Abstract
The latent growth model (LGM) is a popular tool in the social and behavioral sciences to study development processes of continuous and discrete outcome variables. A special case are frequency measurements of behaviors or events, such as doctor visits per month or crimes committed per year. Probability distributions for such outcomes include the Poisson or negative binomial distribution and their zero-inflated extensions to account for excess zero counts. This article demonstrates how to specify, evaluate, and interpret LGMs for count outcomes using the Mplus program in the structural equation modeling framework. The foundations of LGMs for count outcomes are discussed and illustrated using empirical count data on self-reported criminal offenses of adolescents (N = 1,664; age 15–18). Annotated syntax and output are presented for all model variants. A negative binomial LGM is shown to best fit the crime growth process, outperforming Poisson, zero-inflated, and hurdle LGMs.
Notes
Data Availability Statement
The data and Mplus input files used in this paper are openly available in an online repository: https://osf.io/r3mnb/.
Correction Statement
This article has been corrected with minor changes.
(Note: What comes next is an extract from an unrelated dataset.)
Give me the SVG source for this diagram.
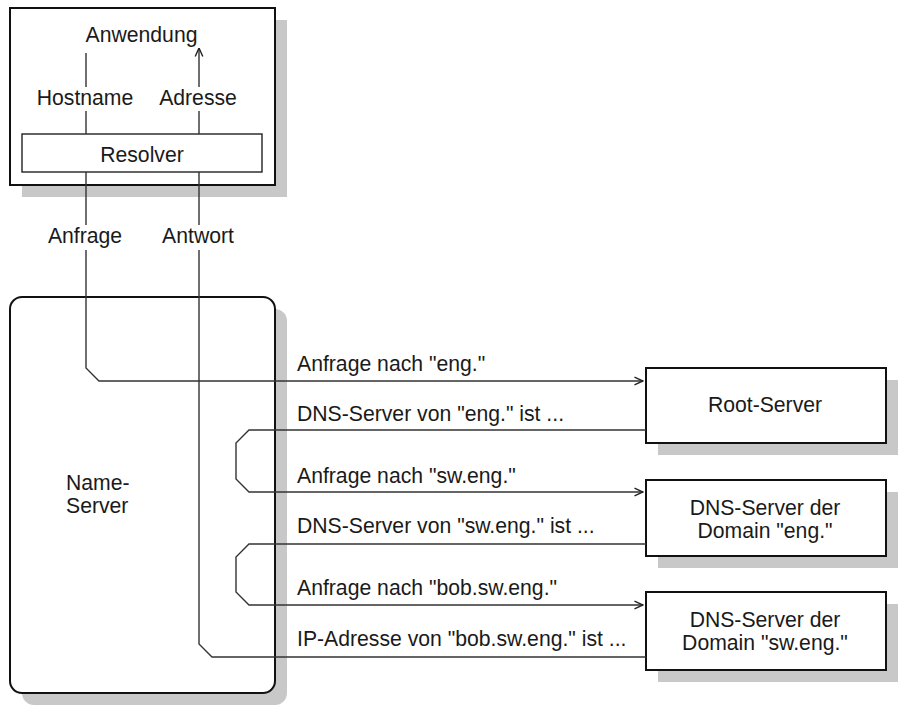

These changes do not impact the academic content of the article.
Notes
1 A discussion of modeling change in count outcomes from a generalized linear model perspective using other software can be found in Grimm and Stegmann (Citation2019).
2 Effects of time-invariant covariates can also be specified directly onto the count outcomes (Stoel et al., Citation2004).
3 Mplus estimates intercepts for latent binary and unordered dependent variables and thresholds for observed dependent variables in logit and probit models. Thresholds should have opposite signs to the intercepts.